Job: Repeat every line exactly, keeping the pictures out of the copy.

** Start Dataset section **

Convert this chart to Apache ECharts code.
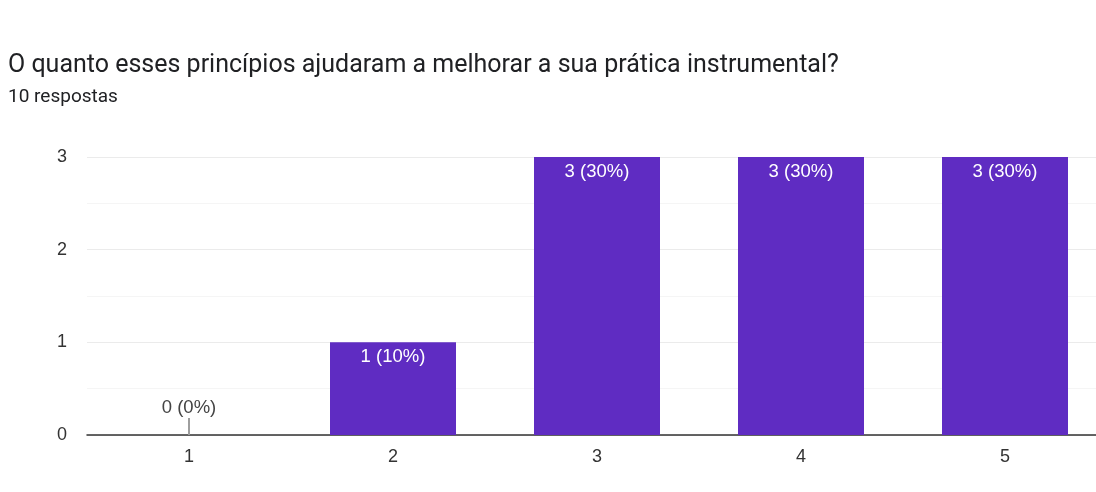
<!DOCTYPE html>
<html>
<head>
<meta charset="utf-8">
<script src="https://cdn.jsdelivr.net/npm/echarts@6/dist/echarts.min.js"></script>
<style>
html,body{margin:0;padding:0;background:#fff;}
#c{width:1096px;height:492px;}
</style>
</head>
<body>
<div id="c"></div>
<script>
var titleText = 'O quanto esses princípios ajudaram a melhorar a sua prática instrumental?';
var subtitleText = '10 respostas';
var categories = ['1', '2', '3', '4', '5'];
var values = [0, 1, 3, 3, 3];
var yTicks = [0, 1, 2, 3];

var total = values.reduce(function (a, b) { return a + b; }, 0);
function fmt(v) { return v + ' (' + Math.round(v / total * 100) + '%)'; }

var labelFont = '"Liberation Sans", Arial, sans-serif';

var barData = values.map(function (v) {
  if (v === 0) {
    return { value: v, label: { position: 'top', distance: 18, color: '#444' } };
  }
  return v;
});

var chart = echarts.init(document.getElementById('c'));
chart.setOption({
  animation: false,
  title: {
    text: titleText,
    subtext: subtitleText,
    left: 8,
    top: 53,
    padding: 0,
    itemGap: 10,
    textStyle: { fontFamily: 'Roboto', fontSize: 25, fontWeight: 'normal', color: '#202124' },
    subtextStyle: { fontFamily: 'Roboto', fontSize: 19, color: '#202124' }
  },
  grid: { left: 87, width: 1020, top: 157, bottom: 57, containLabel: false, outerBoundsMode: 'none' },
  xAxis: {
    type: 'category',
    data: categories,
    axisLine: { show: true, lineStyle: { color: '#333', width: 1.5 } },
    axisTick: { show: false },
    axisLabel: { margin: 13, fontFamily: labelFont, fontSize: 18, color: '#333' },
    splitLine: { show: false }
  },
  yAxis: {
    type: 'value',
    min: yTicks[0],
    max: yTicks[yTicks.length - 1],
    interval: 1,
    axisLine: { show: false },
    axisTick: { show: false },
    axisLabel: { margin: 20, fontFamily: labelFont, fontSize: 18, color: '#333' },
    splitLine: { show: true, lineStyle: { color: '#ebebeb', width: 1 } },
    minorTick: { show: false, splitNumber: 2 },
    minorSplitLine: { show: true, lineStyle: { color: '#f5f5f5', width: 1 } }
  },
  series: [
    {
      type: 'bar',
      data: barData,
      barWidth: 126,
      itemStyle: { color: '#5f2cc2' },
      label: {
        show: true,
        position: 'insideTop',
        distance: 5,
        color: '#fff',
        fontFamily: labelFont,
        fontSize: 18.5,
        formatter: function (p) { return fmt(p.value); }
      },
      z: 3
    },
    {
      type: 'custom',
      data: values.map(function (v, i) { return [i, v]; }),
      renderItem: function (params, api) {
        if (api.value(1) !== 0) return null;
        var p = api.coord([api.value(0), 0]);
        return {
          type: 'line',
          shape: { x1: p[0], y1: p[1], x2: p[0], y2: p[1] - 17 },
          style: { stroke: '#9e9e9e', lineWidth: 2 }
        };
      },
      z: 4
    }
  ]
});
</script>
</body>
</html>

** End Dataset section **

Exercise result:
Convert this chart to Apache ECharts code.
<!DOCTYPE html>
<html>
<head>
<meta charset="utf-8">
<script src="https://cdn.jsdelivr.net/npm/echarts@6/dist/echarts.min.js"></script>
<style>
html,body{margin:0;padding:0;background:#fff;}
#c{width:1096px;height:492px;}
</style>
</head>
<body>
<div id="c"></div>
<script>
var titleText = 'O quanto esses princípios ajudaram a melhorar a sua prática instrumental?';
var subtitleText = '10 respostas';
var categories = ['1', '2', '3', '4', '5'];
var values = [0, 1, 3, 3, 3];
var yTicks = [0, 1, 2, 3];

var total = values.reduce(function (a, b) { return a + b; }, 0);
function fmt(v) { return v + ' (' + Math.round(v / total * 100) + '%)'; }

var labelFont = '"Liberation Sans", Arial, sans-serif';

var barData = values.map(function (v) {
  if (v === 0) {
    return { value: v, label: { position: 'top', distance: 18, color: '#444' } };
  }
  return v;
});

var chart = echarts.init(document.getElementById('c'));
chart.setOption({
  animation: false,
  title: {
    text: titleText,
    subtext: subtitleText,
    left: 8,
    top: 53,
    padding: 0,
    itemGap: 10,
    textStyle: { fontFamily: 'Roboto', fontSize: 25, fontWeight: 'normal', color: '#202124' },
    subtextStyle: { fontFamily: 'Roboto', fontSize: 19, color: '#202124' }
  },
  grid: { left: 87, width: 1020, top: 157, bottom: 57, containLabel: false, outerBoundsMode: 'none' },
  xAxis: {
    type: 'category',
    data: categories,
    axisLine: { show: true, lineStyle: { color: '#333', width: 1.5 } },
    axisTick: { show: false },
    axisLabel: { margin: 13, fontFamily: labelFont, fontSize: 18, color: '#333' },
    splitLine: { show: false }
  },
  yAxis: {
    type: 'value',
    min: yTicks[0],
    max: yTicks[yTicks.length - 1],
    interval: 1,
    axisLine: { show: false },
    axisTick: { show: false },
    axisLabel: { margin: 20, fontFamily: labelFont, fontSize: 18, color: '#333' },
    splitLine: { show: true, lineStyle: { color: '#ebebeb', width: 1 } },
    minorTick: { show: false, splitNumber: 2 },
    minorSplitLine: { show: true, lineStyle: { color: '#f5f5f5', width: 1 } }
  },
  series: [
    {
      type: 'bar',
      data: barData,
      barWidth: 126,
      itemStyle: { color: '#5f2cc2' },
      label: {
        show: true,
        position: 'insideTop',
        distance: 5,
        color: '#fff',
        fontFamily: labelFont,
        fontSize: 18.5,
        formatter: function (p) { return fmt(p.value); }
      },
      z: 3
    },
    {
      type: 'custom',
      data: values.map(function (v, i) { return [i, v]; }),
      renderItem: function (params, api) {
        if (api.value(1) !== 0) return null;
        var p = api.coord([api.value(0), 0]);
        return {
          type: 'line',
          shape: { x1: p[0], y1: p[1], x2: p[0], y2: p[1] - 17 },
          style: { stroke: '#9e9e9e', lineWidth: 2 }
        };
      },
      z: 4
    }
  ]
});
</script>
</body>
</html>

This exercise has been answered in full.